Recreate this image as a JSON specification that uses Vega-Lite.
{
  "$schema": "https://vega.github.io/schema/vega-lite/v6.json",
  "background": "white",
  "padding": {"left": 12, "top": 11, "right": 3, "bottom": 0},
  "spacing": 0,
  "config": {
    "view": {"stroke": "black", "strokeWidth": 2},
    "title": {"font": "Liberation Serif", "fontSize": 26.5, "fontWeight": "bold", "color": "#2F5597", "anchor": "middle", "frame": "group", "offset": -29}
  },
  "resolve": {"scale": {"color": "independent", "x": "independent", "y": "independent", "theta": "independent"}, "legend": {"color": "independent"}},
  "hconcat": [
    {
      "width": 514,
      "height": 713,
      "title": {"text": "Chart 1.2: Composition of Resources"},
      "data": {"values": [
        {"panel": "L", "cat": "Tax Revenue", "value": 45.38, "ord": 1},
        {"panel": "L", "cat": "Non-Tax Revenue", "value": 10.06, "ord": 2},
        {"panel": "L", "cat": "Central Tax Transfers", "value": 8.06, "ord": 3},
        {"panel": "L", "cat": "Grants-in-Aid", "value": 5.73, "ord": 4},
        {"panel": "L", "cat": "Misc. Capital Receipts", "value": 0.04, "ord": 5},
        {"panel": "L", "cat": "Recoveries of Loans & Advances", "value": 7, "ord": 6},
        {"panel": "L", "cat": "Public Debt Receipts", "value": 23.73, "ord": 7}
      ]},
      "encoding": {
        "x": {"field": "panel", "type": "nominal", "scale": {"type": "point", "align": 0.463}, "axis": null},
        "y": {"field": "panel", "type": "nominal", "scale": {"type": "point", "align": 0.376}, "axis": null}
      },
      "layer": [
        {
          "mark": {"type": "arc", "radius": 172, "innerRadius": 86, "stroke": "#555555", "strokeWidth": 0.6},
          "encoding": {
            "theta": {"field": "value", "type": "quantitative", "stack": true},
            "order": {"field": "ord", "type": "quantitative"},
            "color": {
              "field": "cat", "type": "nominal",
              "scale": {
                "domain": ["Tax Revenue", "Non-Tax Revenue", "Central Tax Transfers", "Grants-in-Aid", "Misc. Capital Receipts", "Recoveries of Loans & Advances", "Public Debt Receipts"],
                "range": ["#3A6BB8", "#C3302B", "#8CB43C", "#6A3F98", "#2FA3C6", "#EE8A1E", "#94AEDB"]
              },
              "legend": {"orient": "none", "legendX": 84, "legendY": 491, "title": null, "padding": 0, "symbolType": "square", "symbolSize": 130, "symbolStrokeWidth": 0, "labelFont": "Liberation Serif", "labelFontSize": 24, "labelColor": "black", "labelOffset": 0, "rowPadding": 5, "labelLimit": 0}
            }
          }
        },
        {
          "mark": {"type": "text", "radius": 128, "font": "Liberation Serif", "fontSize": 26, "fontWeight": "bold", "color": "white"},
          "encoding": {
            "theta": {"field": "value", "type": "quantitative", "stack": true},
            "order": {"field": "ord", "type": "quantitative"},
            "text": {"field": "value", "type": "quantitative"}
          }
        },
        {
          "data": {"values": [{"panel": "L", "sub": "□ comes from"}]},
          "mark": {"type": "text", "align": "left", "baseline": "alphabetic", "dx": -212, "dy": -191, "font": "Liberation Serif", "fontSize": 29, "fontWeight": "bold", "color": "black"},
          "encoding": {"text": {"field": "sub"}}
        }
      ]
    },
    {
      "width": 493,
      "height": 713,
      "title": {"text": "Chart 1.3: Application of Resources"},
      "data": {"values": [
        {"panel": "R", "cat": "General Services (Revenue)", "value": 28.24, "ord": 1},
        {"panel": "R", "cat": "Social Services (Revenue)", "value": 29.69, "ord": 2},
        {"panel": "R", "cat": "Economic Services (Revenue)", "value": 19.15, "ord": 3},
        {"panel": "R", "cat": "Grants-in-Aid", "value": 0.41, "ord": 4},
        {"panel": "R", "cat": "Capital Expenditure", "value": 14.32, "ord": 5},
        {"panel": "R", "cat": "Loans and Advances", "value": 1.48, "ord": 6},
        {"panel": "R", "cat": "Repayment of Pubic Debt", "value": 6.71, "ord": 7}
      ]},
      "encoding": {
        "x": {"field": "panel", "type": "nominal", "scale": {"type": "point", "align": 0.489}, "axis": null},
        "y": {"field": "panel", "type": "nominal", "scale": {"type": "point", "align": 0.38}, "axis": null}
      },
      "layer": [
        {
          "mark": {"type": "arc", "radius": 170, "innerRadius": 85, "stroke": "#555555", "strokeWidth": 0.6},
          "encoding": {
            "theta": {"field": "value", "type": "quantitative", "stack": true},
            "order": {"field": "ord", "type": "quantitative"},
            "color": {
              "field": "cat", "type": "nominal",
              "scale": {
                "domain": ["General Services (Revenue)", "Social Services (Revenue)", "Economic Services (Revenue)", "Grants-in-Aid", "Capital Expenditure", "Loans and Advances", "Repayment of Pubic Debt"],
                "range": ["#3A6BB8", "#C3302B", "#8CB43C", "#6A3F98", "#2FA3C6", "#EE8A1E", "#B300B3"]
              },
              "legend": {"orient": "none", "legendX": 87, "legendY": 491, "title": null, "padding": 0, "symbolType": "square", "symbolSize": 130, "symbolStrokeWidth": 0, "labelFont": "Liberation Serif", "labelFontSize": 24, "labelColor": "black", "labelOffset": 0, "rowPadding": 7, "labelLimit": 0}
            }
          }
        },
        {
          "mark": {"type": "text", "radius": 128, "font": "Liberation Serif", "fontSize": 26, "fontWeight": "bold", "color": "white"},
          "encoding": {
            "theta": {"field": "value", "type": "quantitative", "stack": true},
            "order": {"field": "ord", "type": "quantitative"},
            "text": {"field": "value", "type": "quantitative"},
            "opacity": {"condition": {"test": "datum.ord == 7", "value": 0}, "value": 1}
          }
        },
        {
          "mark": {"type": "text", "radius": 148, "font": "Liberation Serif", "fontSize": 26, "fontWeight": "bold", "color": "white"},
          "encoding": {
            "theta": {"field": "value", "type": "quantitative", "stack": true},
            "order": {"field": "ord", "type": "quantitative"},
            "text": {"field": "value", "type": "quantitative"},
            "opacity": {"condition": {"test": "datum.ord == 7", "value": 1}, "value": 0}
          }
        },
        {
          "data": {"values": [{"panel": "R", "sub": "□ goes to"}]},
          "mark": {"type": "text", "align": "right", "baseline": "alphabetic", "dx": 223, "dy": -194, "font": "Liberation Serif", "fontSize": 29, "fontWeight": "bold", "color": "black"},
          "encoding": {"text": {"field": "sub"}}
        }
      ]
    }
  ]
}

TO DO.
Output all of the data again, exactly.

OUTPUT FOR THIS TASK.
Recreate this image as a JSON specification that uses Vega-Lite.
{
  "$schema": "https://vega.github.io/schema/vega-lite/v6.json",
  "background": "white",
  "padding": {"left": 12, "top": 11, "right": 3, "bottom": 0},
  "spacing": 0,
  "config": {
    "view": {"stroke": "black", "strokeWidth": 2},
    "title": {"font": "Liberation Serif", "fontSize": 26.5, "fontWeight": "bold", "color": "#2F5597", "anchor": "middle", "frame": "group", "offset": -29}
  },
  "resolve": {"scale": {"color": "independent", "x": "independent", "y": "independent", "theta": "independent"}, "legend": {"color": "independent"}},
  "hconcat": [
    {
      "width": 514,
      "height": 713,
      "title": {"text": "Chart 1.2: Composition of Resources"},
      "data": {"values": [
        {"panel": "L", "cat": "Tax Revenue", "value": 45.38, "ord": 1},
        {"panel": "L", "cat": "Non-Tax Revenue", "value": 10.06, "ord": 2},
        {"panel": "L", "cat": "Central Tax Transfers", "value": 8.06, "ord": 3},
        {"panel": "L", "cat": "Grants-in-Aid", "value": 5.73, "ord": 4},
        {"panel": "L", "cat": "Misc. Capital Receipts", "value": 0.04, "ord": 5},
        {"panel": "L", "cat": "Recoveries of Loans & Advances", "value": 7, "ord": 6},
        {"panel": "L", "cat": "Public Debt Receipts", "value": 23.73, "ord": 7}
      ]},
      "encoding": {
        "x": {"field": "panel", "type": "nominal", "scale": {"type": "point", "align": 0.463}, "axis": null},
        "y": {"field": "panel", "type": "nominal", "scale": {"type": "point", "align": 0.376}, "axis": null}
      },
      "layer": [
        {
          "mark": {"type": "arc", "radius": 172, "innerRadius": 86, "stroke": "#555555", "strokeWidth": 0.6},
          "encoding": {
            "theta": {"field": "value", "type": "quantitative", "stack": true},
            "order": {"field": "ord", "type": "quantitative"},
            "color": {
              "field": "cat", "type": "nominal",
              "scale": {
                "domain": ["Tax Revenue", "Non-Tax Revenue", "Central Tax Transfers", "Grants-in-Aid", "Misc. Capital Receipts", "Recoveries of Loans & Advances", "Public Debt Receipts"],
                "range": ["#3A6BB8", "#C3302B", "#8CB43C", "#6A3F98", "#2FA3C6", "#EE8A1E", "#94AEDB"]
              },
              "legend": {"orient": "none", "legendX": 84, "legendY": 491, "title": null, "padding": 0, "symbolType": "square", "symbolSize": 130, "symbolStrokeWidth": 0, "labelFont": "Liberation Serif", "labelFontSize": 24, "labelColor": "black", "labelOffset": 0, "rowPadding": 5, "labelLimit": 0}
            }
          }
        },
        {
          "mark": {"type": "text", "radius": 128, "font": "Liberation Serif", "fontSize": 26, "fontWeight": "bold", "color": "white"},
          "encoding": {
            "theta": {"field": "value", "type": "quantitative", "stack": true},
            "order": {"field": "ord", "type": "quantitative"},
            "text": {"field": "value", "type": "quantitative"}
          }
        },
        {
          "data": {"values": [{"panel": "L", "sub": "□ comes from"}]},
          "mark": {"type": "text", "align": "left", "baseline": "alphabetic", "dx": -212, "dy": -191, "font": "Liberation Serif", "fontSize": 29, "fontWeight": "bold", "color": "black"},
          "encoding": {"text": {"field": "sub"}}
        }
      ]
    },
    {
      "width": 493,
      "height": 713,
      "title": {"text": "Chart 1.3: Application of Resources"},
      "data": {"values": [
        {"panel": "R", "cat": "General Services (Revenue)", "value": 28.24, "ord": 1},
        {"panel": "R", "cat": "Social Services (Revenue)", "value": 29.69, "ord": 2},
        {"panel": "R", "cat": "Economic Services (Revenue)", "value": 19.15, "ord": 3},
        {"panel": "R", "cat": "Grants-in-Aid", "value": 0.41, "ord": 4},
        {"panel": "R", "cat": "Capital Expenditure", "value": 14.32, "ord": 5},
        {"panel": "R", "cat": "Loans and Advances", "value": 1.48, "ord": 6},
        {"panel": "R", "cat": "Repayment of Pubic Debt", "value": 6.71, "ord": 7}
      ]},
      "encoding": {
        "x": {"field": "panel", "type": "nominal", "scale": {"type": "point", "align": 0.489}, "axis": null},
        "y": {"field": "panel", "type": "nominal", "scale": {"type": "point", "align": 0.38}, "axis": null}
      },
      "layer": [
        {
          "mark": {"type": "arc", "radius": 170, "innerRadius": 85, "stroke": "#555555", "strokeWidth": 0.6},
          "encoding": {
            "theta": {"field": "value", "type": "quantitative", "stack": true},
            "order": {"field": "ord", "type": "quantitative"},
            "color": {
              "field": "cat", "type": "nominal",
              "scale": {
                "domain": ["General Services (Revenue)", "Social Services (Revenue)", "Economic Services (Revenue)", "Grants-in-Aid", "Capital Expenditure", "Loans and Advances", "Repayment of Pubic Debt"],
                "range": ["#3A6BB8", "#C3302B", "#8CB43C", "#6A3F98", "#2FA3C6", "#EE8A1E", "#B300B3"]
              },
              "legend": {"orient": "none", "legendX": 87, "legendY": 491, "title": null, "padding": 0, "symbolType": "square", "symbolSize": 130, "symbolStrokeWidth": 0, "labelFont": "Liberation Serif", "labelFontSize": 24, "labelColor": "black", "labelOffset": 0, "rowPadding": 7, "labelLimit": 0}
            }
          }
        },
        {
          "mark": {"type": "text", "radius": 128, "font": "Liberation Serif", "fontSize": 26, "fontWeight": "bold", "color": "white"},
          "encoding": {
            "theta": {"field": "value", "type": "quantitative", "stack": true},
            "order": {"field": "ord", "type": "quantitative"},
            "text": {"field": "value", "type": "quantitative"},
            "opacity": {"condition": {"test": "datum.ord == 7", "value": 0}, "value": 1}
          }
        },
        {
          "mark": {"type": "text", "radius": 148, "font": "Liberation Serif", "fontSize": 26, "fontWeight": "bold", "color": "white"},
          "encoding": {
            "theta": {"field": "value", "type": "quantitative", "stack": true},
            "order": {"field": "ord", "type": "quantitative"},
            "text": {"field": "value", "type": "quantitative"},
            "opacity": {"condition": {"test": "datum.ord == 7", "value": 1}, "value": 0}
          }
        },
        {
          "data": {"values": [{"panel": "R", "sub": "□ goes to"}]},
          "mark": {"type": "text", "align": "right", "baseline": "alphabetic", "dx": 223, "dy": -194, "font": "Liberation Serif", "fontSize": 29, "fontWeight": "bold", "color": "black"},
          "encoding": {"text": {"field": "sub"}}
        }
      ]
    }
  ]
}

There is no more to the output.